Set exercise —
Copy everything in the data below exactly except the pictures.
____
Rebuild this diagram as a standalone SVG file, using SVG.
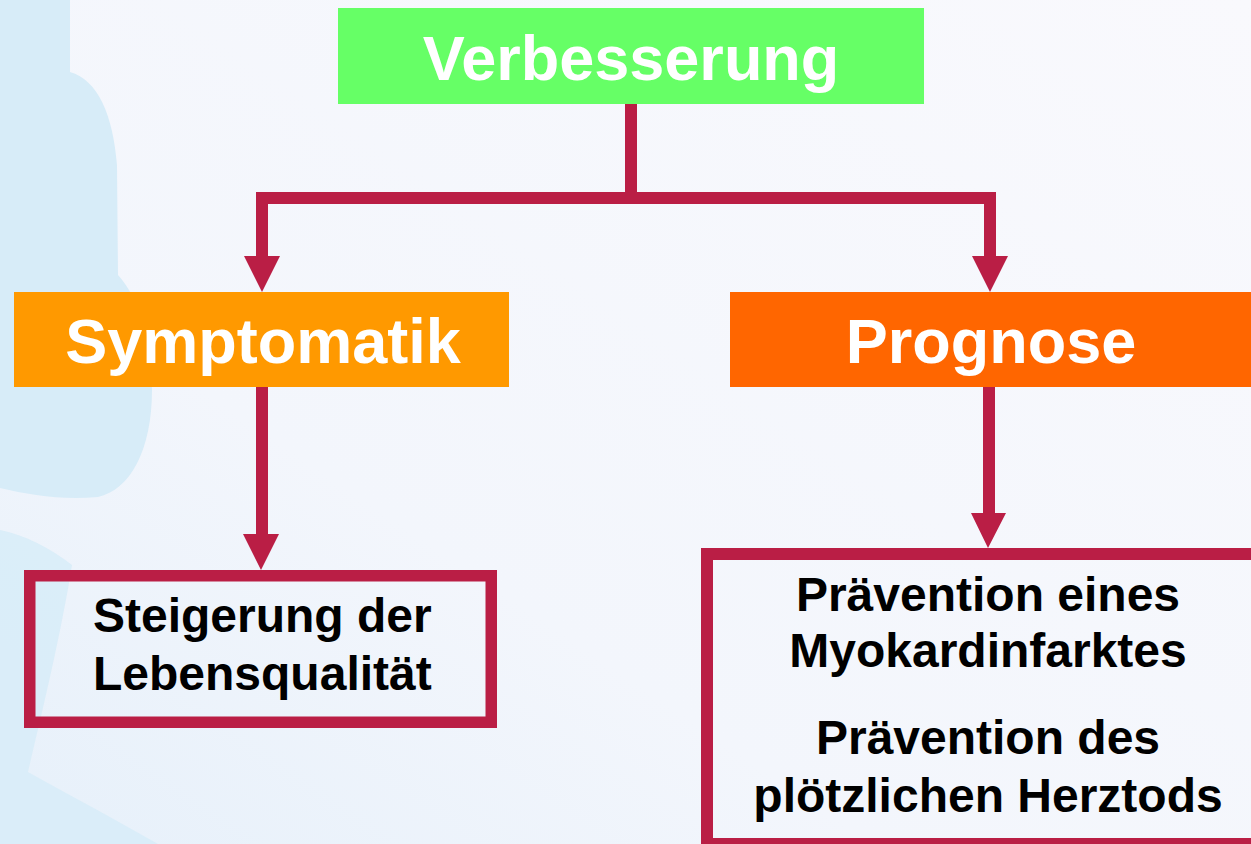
<svg xmlns="http://www.w3.org/2000/svg" width="1251" height="844" viewBox="0 0 1251 844">
  <defs>
    <linearGradient id="bg" x1="0" y1="1" x2="1" y2="0">
      <stop offset="0" stop-color="#E6F0FA"/>
      <stop offset="0.35" stop-color="#F3F6FC"/>
      <stop offset="1" stop-color="#F9F9FD"/>
    </linearGradient>
  </defs>
  <style>
    .conn { fill: #BA1E45; }
    .head { font-family: "Liberation Sans", Arial, sans-serif; font-weight: bold; fill: #FFFFFF; font-size: 63px; text-anchor: middle; }
    .body { font-family: "Liberation Sans", Arial, sans-serif; font-weight: bold; fill: #000000; font-size: 48px; }
    .frame { fill: none; stroke: #BA1E45; }
    .deco { fill: #D7ECF8; }
  </style>

  <!-- background -->
  <rect x="0" y="0" width="1251" height="844" fill="url(#bg)"/>
  <g id="background-figure">
    <path class="deco" d="M0,0 L70,0 L70,72 C98,80 113,115 117,165 L118,275 C140,300 152,340 152,390 C152,450 130,490 98,497 C60,500 30,495 0,488 Z"/>
    <path class="deco" d="M0,530 C25,535 50,548 72,565 C60,640 40,720 28,772 C75,798 120,822 158,844 L0,844 Z" opacity="0.85"/>
  </g>

  <!-- connectors -->
  <g id="connectors">
    <path class="conn" d="M625,104 H637 V192 H996 V256 H1008 L990,292 L972,256 H984 V204 H268 V256 H280 L262,292 L244,256 H256 V192 H625 Z"/>
    <path class="conn" d="M256,387 H268 V534 H279 L261,570 L243,534 H256 Z"/>
    <path class="conn" d="M983,387 H995 V513 H1006 L988,548 L971,513 H983 Z"/>
  </g>

  <!-- nodes -->
  <g id="node-verbesserung">
    <rect x="338" y="8" width="586" height="96" fill="#66FF66"/>
    <text class="head" x="631" y="80">Verbesserung</text>
  </g>
  <g id="node-symptomatik">
    <rect x="14" y="292" width="495" height="95" fill="#FF9900"/>
    <text class="head" x="263" y="363">Symptomatik</text>
  </g>
  <g id="node-prognose">
    <rect x="730" y="292" width="521" height="95" fill="#FF6600"/>
    <text class="head" x="991" y="363">Prognose</text>
  </g>
  <g id="node-lebensqualitaet">
    <rect class="frame" x="29.75" y="575.75" width="461.5" height="146.5" stroke-width="11.5"/>
    <text class="body" x="93" y="632">Steigerung der</text>
    <text class="body" x="93" y="690">Lebensqualität</text>
  </g>
  <g id="node-praevention">
    <rect class="frame" x="707" y="554" width="600" height="290" stroke-width="12"/>
    <text class="body" x="988" y="611" text-anchor="middle">Prävention eines</text>
    <text class="body" x="988" y="667" text-anchor="middle">Myokardinfarktes</text>
    <text class="body" x="988" y="754" text-anchor="middle">Prävention des</text>
    <text class="body" x="988" y="812" text-anchor="middle">plötzlichen Herztods</text>
  </g>
</svg>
____
Result —
Rebuild this diagram as a standalone SVG file, using SVG.
<svg xmlns="http://www.w3.org/2000/svg" width="1251" height="844" viewBox="0 0 1251 844">
  <defs>
    <linearGradient id="bg" x1="0" y1="1" x2="1" y2="0">
      <stop offset="0" stop-color="#E6F0FA"/>
      <stop offset="0.35" stop-color="#F3F6FC"/>
      <stop offset="1" stop-color="#F9F9FD"/>
    </linearGradient>
  </defs>
  <style>
    .conn { fill: #BA1E45; }
    .head { font-family: "Liberation Sans", Arial, sans-serif; font-weight: bold; fill: #FFFFFF; font-size: 63px; text-anchor: middle; }
    .body { font-family: "Liberation Sans", Arial, sans-serif; font-weight: bold; fill: #000000; font-size: 48px; }
    .frame { fill: none; stroke: #BA1E45; }
    .deco { fill: #D7ECF8; }
  </style>

  <!-- background -->
  <rect x="0" y="0" width="1251" height="844" fill="url(#bg)"/>
  <g id="background-figure">
    <path class="deco" d="M0,0 L70,0 L70,72 C98,80 113,115 117,165 L118,275 C140,300 152,340 152,390 C152,450 130,490 98,497 C60,500 30,495 0,488 Z"/>
    <path class="deco" d="M0,530 C25,535 50,548 72,565 C60,640 40,720 28,772 C75,798 120,822 158,844 L0,844 Z" opacity="0.85"/>
  </g>

  <!-- connectors -->
  <g id="connectors">
    <path class="conn" d="M625,104 H637 V192 H996 V256 H1008 L990,292 L972,256 H984 V204 H268 V256 H280 L262,292 L244,256 H256 V192 H625 Z"/>
    <path class="conn" d="M256,387 H268 V534 H279 L261,570 L243,534 H256 Z"/>
    <path class="conn" d="M983,387 H995 V513 H1006 L988,548 L971,513 H983 Z"/>
  </g>

  <!-- nodes -->
  <g id="node-verbesserung">
    <rect x="338" y="8" width="586" height="96" fill="#66FF66"/>
    <text class="head" x="631" y="80">Verbesserung</text>
  </g>
  <g id="node-symptomatik">
    <rect x="14" y="292" width="495" height="95" fill="#FF9900"/>
    <text class="head" x="263" y="363">Symptomatik</text>
  </g>
  <g id="node-prognose">
    <rect x="730" y="292" width="521" height="95" fill="#FF6600"/>
    <text class="head" x="991" y="363">Prognose</text>
  </g>
  <g id="node-lebensqualitaet">
    <rect class="frame" x="29.75" y="575.75" width="461.5" height="146.5" stroke-width="11.5"/>
    <text class="body" x="93" y="632">Steigerung der</text>
    <text class="body" x="93" y="690">Lebensqualität</text>
  </g>
  <g id="node-praevention">
    <rect class="frame" x="707" y="554" width="600" height="290" stroke-width="12"/>
    <text class="body" x="988" y="611" text-anchor="middle">Prävention eines</text>
    <text class="body" x="988" y="667" text-anchor="middle">Myokardinfarktes</text>
    <text class="body" x="988" y="754" text-anchor="middle">Prävention des</text>
    <text class="body" x="988" y="812" text-anchor="middle">plötzlichen Herztods</text>
  </g>
</svg>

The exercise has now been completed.